Life as an expat in the Japanese second city of Osaka

Life as an expat in the Japanese second city of Osaka

Life as an expat in the Japanese second city of Osaka

For expats, there’s more to Japan than the overwhelming magic of Tokyo, with its second city Osaka known for its history and heritage as well as for its opportunities for expat professionals.

There’s no doubt that iconic Tokyo is one of the world’s most amazing cities, but Japan’s second city of Osaka has everything to offer to expatriates. Traditionally famous in Japan for its business and money-making opportunities, its proud heritage and the depth of its commercial roots make it an exciting choice for adventurous foreign professionals. For incomers fascinated by Japan’s earlier history, Osaka is just a short train ride from Kyoto with its stunning temples and ancient traditions.

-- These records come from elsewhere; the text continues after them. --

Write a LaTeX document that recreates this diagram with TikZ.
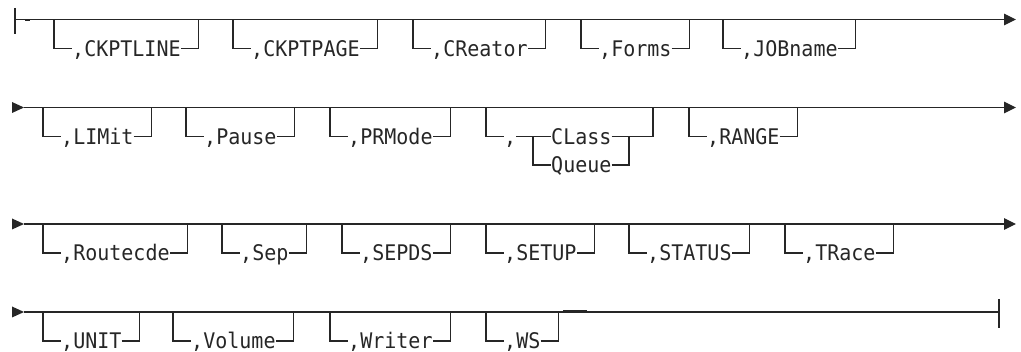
\documentclass[tikz,border=0pt]{standalone}
\usepackage{fontspec}
\usetikzlibrary{arrows.meta}
\newfontfamily\synfont[FakeStretch=0.931]{DejaVu Sans Mono}
\definecolor{ink}{HTML}{262626}
\tikzset{
  ln/.style={draw=ink, line width=1.2pt},
  lbl/.style={anchor=west, inner sep=0pt, text height=15.7pt, text depth=0pt,
    font=\synfont\fontsize{21.5pt}{21.5pt}\selectfont, text=ink},
  tip/.style={fill=ink},
  endtip/.style={-{Triangle[length=12pt,width=11.5pt]}}
}
% #1 name, #2 left x, #3 main-line y, #4 number of characters, #5 text
\newcommand\optbox[5]{%
  \pgfmathsetmacro\xR{#2+12.05*(#4+3)}%
  \node[lbl] (#1) at (#2+18,#3+29) {#5};
  \draw[ln] (#2,#3) -- (#2,#3+29) -- (#1.west);
  \draw[ln] (#1.east) -- (\xR,#3+29) -- (\xR,#3);
}
\newcommand\startarrow[2]{%
  \fill[tip] (#1,#2-5.5) -- (#1+12,#2) -- (#1,#2+5.5) -- cycle;
}
\begin{document}
\begin{tikzpicture}[x=1pt,y=-1pt]
\useasboundingbox (0,0) rectangle (1021,352);
% ---------- row 1 ----------
\coordinate (r1s) at (15,19.5);
\coordinate (r1e) at (1016,19.5);
\draw[ln] (15,8) -- (15,34);
\draw[ln,endtip] (r1s) -- (r1e);
\draw[draw=ink,line width=1.6pt] (25,20.3) -- (30,20.3);
\optbox{ckptline}{54}{19.5}{9}{,CKPTLINE}
\optbox{ckptpage}{233}{19.5}{9}{,CKPTPAGE}
\optbox{creator}{413}{19.5}{8}{,CReator}
\optbox{forms}{581}{19.5}{6}{,Forms}
\optbox{jobname}{723}{19.5}{8}{,JOBname}
% ---------- row 2 ----------
\coordinate (r2s) at (24,107.5);
\coordinate (r2e) at (1016,107.5);
\startarrow{12}{107.5}
\draw[ln,endtip] (r2s) -- (r2e);
\optbox{limit}{43}{107.5}{6}{,LIMit}
\optbox{pause}{186}{107.5}{6}{,Pause}
\optbox{prmode}{330}{107.5}{7}{,PRMode}
\node[lbl] (comma) at (504,136.5) {,};
\node[lbl] (class) at (551,136.5) {CLass};
\node[lbl] (queue) at (551,165) {Queue};
\draw[ln] (486,107.5) -- (486,136.5) -- (comma.west);
\draw[ln] (comma.east) -- (class.west);
\draw[ln] (533,136.5) -- (533,165) -- (queue.west);
\draw[ln] (queue.east) -- (629,165) -- (629,136.5);
\draw[ln] (class.east) -- (653,136.5) -- (653,107.5);
\optbox{range}{689}{107.5}{6}{,RANGE}
% ---------- row 3 ----------
\coordinate (r3s) at (24,224);
\coordinate (r3e) at (1016,224);
\startarrow{12}{224}
\draw[ln,endtip] (r3s) -- (r3e);
\optbox{routecde}{43}{224}{9}{,Routecde}
\optbox{sep}{222}{224}{4}{,Sep}
\optbox{sepds}{342}{224}{6}{,SEPDS}
\optbox{setup}{486}{224}{6}{,SETUP}
\optbox{status}{629}{224}{7}{,STATUS}
\optbox{trace}{785}{224}{6}{,TRace}
% ---------- row 4 ----------
\coordinate (r4s) at (24,312);
\coordinate (r4e) at (999,312);
\startarrow{12}{312}
\draw[ln] (r4s) -- (r4e);
\draw[ln] (999,299) -- (999,328);
\draw[draw=ink,line width=1.6pt] (563,311) -- (587,311);
\optbox{unit}{43}{312}{5}{,UNIT}
\optbox{volume}{173}{312}{7}{,Volume}
\optbox{writer}{330}{312}{7}{,Writer}
\optbox{ws}{486}{312}{3}{,WS}
\end{tikzpicture}
\end{document}
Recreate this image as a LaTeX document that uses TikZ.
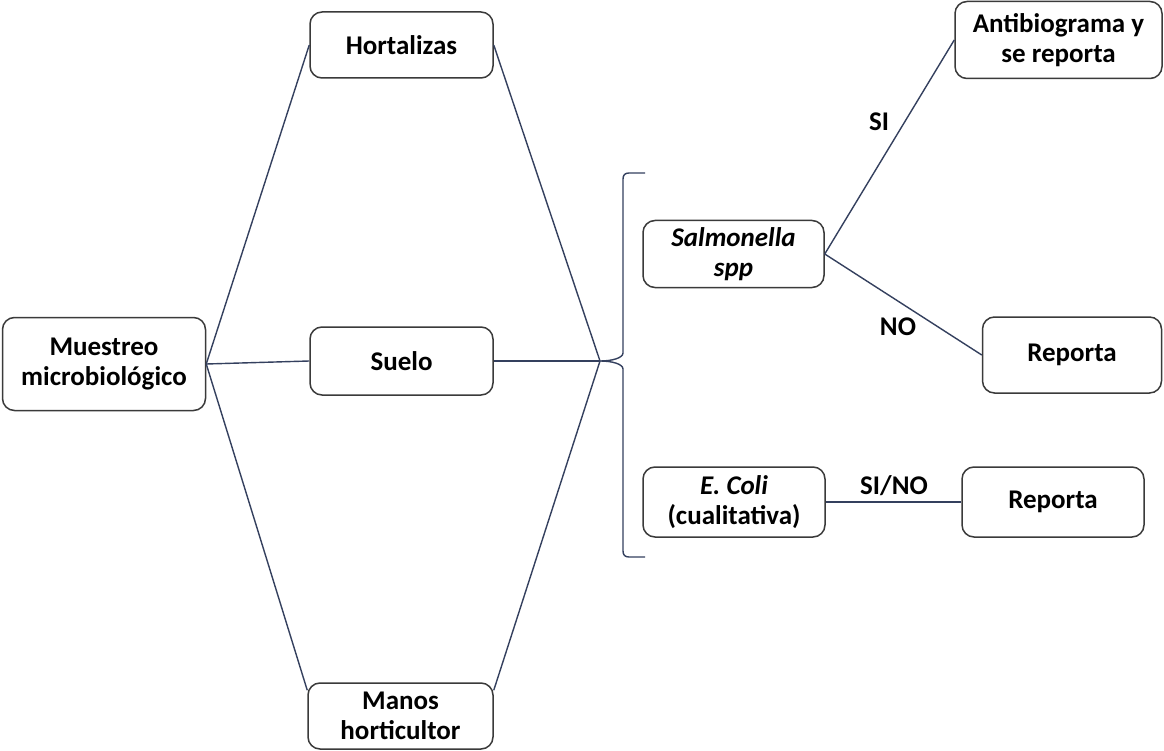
\documentclass[tikz,border=0pt]{standalone}
\usepackage{fontspec}
\setmainfont{Carlito}
\definecolor{linec}{HTML}{34405E}
\definecolor{boxc}{HTML}{3A3A3A}
\begin{document}
\begin{tikzpicture}[x=1pt,y=-1pt,
  box/.style={draw=boxc,line width=1.5pt,rounded corners=12pt,fill=white,align=center,
    font=\fontsize{27}{30}\selectfont\bfseries,inner sep=2pt},
  conn/.style={draw=linec,line width=1.4pt},
  lbl/.style={font=\fontsize{27}{30}\selectfont\bfseries,inner sep=0pt}]
\useasboundingbox (0,0) rectangle (1164,751);
\fill[white] (0,0) rectangle (1164,751);
% nodes
\node[box,minimum width=203pt,minimum height=93pt] (mu) at (104,364) {Muestreo\\microbiológico};
\node[box,minimum width=183pt,minimum height=66pt] (ho) at (401.5,45) {Hortalizas};
\node[box,minimum width=183pt,minimum height=68pt] (su) at (401.5,361) {Suelo};
\node[box,minimum width=185pt,minimum height=66pt] (ma) at (400.5,716) {Manos\\horticultor};
\node[box,minimum width=181pt,minimum height=67pt] (sa) at (733.5,254) {\itshape Salmonella\\\itshape spp};
\node[box,minimum width=182pt,minimum height=70pt] (ec) at (734,502) {\itshape E. Coli\\(cualitativa)};
\node[box,minimum width=207pt,minimum height=77pt] (an) at (1058.5,40) {Antibiograma y\\se reporta};
\node[box,minimum width=179pt,minimum height=76pt] (r1) at (1072,355) {Reporta};
\node[box,minimum width=182pt,minimum height=70pt] (r2) at (1053,502) {Reporta};
% brace
\coordinate (tip) at (600,361);
\draw[conn] (645,173) -- (629,173) .. controls (625,173) and (623,175) .. (623,179)
  -- (623,353) .. controls (623,358) and (612,361) .. (tip)
  .. controls (612,361) and (623,364) .. (623,369)
  -- (623,551) .. controls (623,555) and (625,557) .. (629,557) -- (645,557);
% connectors
\draw[conn] (mu.east) -- (ho.west);
\draw[conn] (mu.east) -- (su.west);
\draw[conn] (mu.east) -- ([yshift=-8pt]ma.north west);
\draw[conn] (ho.east) -- (tip);
\draw[conn] (su.east) -- (tip);
\draw[conn] ([yshift=-8pt]ma.north east) -- (tip);
\draw[conn] (sa.east) -- (an.west);
\draw[conn] (sa.east) -- (r1.west);
\draw[conn] (ec.east) -- (r2.west);
% labels
\node[lbl] (lsi) at (879,122) {SI};
\node[lbl] (lno) at (898,327) {NO};
\node[lbl] (lsino) at (894,486) {SI/NO};
\end{tikzpicture}
\end{document}
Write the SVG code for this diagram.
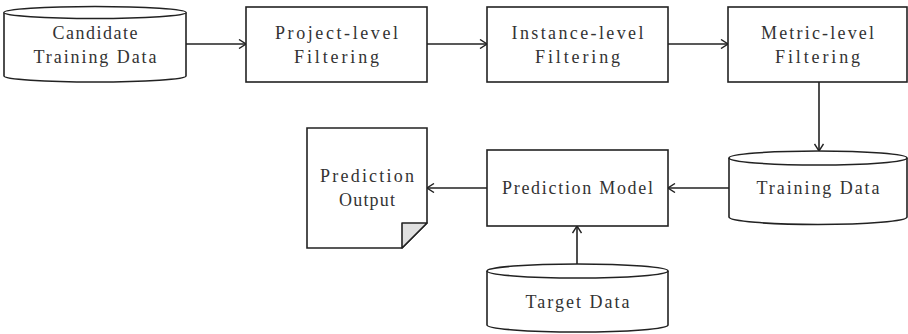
<svg xmlns="http://www.w3.org/2000/svg" width="908" height="334" viewBox="0 0 908 334">
  <defs>
    <marker id="arrow" viewBox="0 0 10 10" refX="9" refY="5" markerWidth="10" markerHeight="10" markerUnits="userSpaceOnUse" orient="auto">
      <path d="M2,0.5 L9,5 L2,9.5" fill="none" stroke="#222" stroke-width="1.4"/>
    </marker>
    <style>
      .shape { fill: #fff; stroke: #222; stroke-width: 1.6; }
      .fold { fill: #e0e0e0; stroke: #222; stroke-width: 1.6; stroke-linejoin: round; }
      .label { font-family: "Liberation Serif", "DejaVu Serif", serif; font-size: 18px; fill: #333; text-anchor: middle; }
      .link { fill: none; stroke: #222; stroke-width: 1.6; marker-end: url(#arrow); }
    </style>
  </defs>
  <rect width="908" height="334" fill="#fff"/>

  <!-- Connectors -->
  <g id="connectors">
    <line class="link" x1="186" y1="44" x2="246" y2="44"/>
    <line class="link" x1="427" y1="44" x2="487" y2="44"/>
    <line class="link" x1="668" y1="44" x2="728" y2="44"/>
    <line class="link" x1="819" y1="82" x2="819" y2="151"/>
    <line class="link" x1="729" y1="188" x2="668" y2="188"/>
    <line class="link" x1="487" y1="188" x2="427" y2="188"/>
    <line class="link" x1="577" y1="264" x2="577" y2="226"/>
  </g>

  <!-- Candidate training data store -->
  <g id="candidate-training-data">
    <path class="shape" d="M4,12.5 A91,6 0 0 1 186,12.5 L186,76 A91,6 0 0 1 4,76 Z"/>
    <path class="shape" fill="none" d="M4,12.5 A91,6 0 0 0 186,12.5"/>
    <text class="label" x="95" y="39" textLength="85" lengthAdjust="spacing">Candidate</text>
    <text class="label" x="95" y="63" textLength="123" lengthAdjust="spacing">Training Data</text>
  </g>

  <g id="project-level-filtering">
    <rect class="shape" x="246" y="7" width="181" height="75"/>
    <text class="label" x="336.5" y="39" textLength="123" lengthAdjust="spacing">Project-level</text>
    <text class="label" x="336.5" y="63" textLength="85" lengthAdjust="spacing">Filtering</text>
  </g>

  <g id="instance-level-filtering">
    <rect class="shape" x="487" y="7" width="181" height="75"/>
    <text class="label" x="577.5" y="39" textLength="132" lengthAdjust="spacing">Instance-level</text>
    <text class="label" x="577.5" y="63" textLength="85" lengthAdjust="spacing">Filtering</text>
  </g>

  <g id="metric-level-filtering">
    <rect class="shape" x="728" y="7" width="179" height="75"/>
    <text class="label" x="817.5" y="39" textLength="113" lengthAdjust="spacing">Metric-level</text>
    <text class="label" x="817.5" y="63" textLength="85" lengthAdjust="spacing">Filtering</text>
  </g>

  <!-- Filtered training data store -->
  <g id="training-data">
    <path class="shape" d="M729,158 A89,7 0 0 1 907,158 L907,217 A89,7.5 0 0 1 729,217 Z"/>
    <path class="shape" fill="none" d="M729,158 A89,7 0 0 0 907,158"/>
    <text class="label" x="818" y="194" textLength="123" lengthAdjust="spacing">Training Data</text>
  </g>

  <g id="prediction-model">
    <rect class="shape" x="487" y="150" width="181" height="76"/>
    <text class="label" x="577.5" y="194" textLength="151" lengthAdjust="spacing">Prediction Model</text>
  </g>

  <!-- Output document with folded corner -->
  <g id="prediction-output">
    <path class="shape" d="M307,128 L427,128 L427,223 L402,248 L307,248 Z"/>
    <path class="fold" d="M427,223 L402,223 L402,248 Z"/>
    <text class="label" x="367" y="182" textLength="94" lengthAdjust="spacing">Prediction</text>
    <text class="label" x="367" y="206" textLength="56" lengthAdjust="spacing">Output</text>
  </g>

  <g id="target-data">
    <path class="shape" d="M487,271 A90.5,7 0 0 1 668,271 L668,325 A90.5,7 0 0 1 487,325 Z"/>
    <path class="shape" fill="none" d="M487,271 A90.5,7 0 0 0 668,271"/>
    <text class="label" x="577.5" y="308" textLength="104" lengthAdjust="spacing">Target Data</text>
  </g>
</svg>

It’s true that the majority of expats choose or are reassigned to Tokyo, as the city is strong on job opportunities and is stunningly cosmopolitan whilst retaining its unique historic links, but Osaka is decidedly different due to its ‘personality’ as an historic centre for commerce and business. One Japanese saying equates Tokyo with bureaucrats and politicians whilst Osaka is home to gangsters and merchants, but Japan’s second city is also known for its natural energy and its welcome to expats from all corners of the world.

One downside for those considering the city is its cost of living – high even by Japanese standards and considered more expensive than London. However, as with many worldwide destinations, living like a local can mean considerable savings as well as a totally different expat experience. One way to save money on taxis is to make use of the city’s iconic canal network and its free public riverboat transportation system. At night, the canal’s neon lights give a mysterious glow to their surroundings.

A favourite with Japanese IT manufacturers, Osaka’s historically influential profile is adorned by major international events including the G20 Summit and the upcoming 2025 World Expo. Playing host to major events is one of the city’s strengths, although historic buildings and examples of Japan’s unique, ancient culture are thin on the ground. Even Osaka Castle, set at the city’s heart, isn’t the original as it was rebuilt from a ruin in 1931, the last of many reconstructions of the 16th century classic Japanese fort.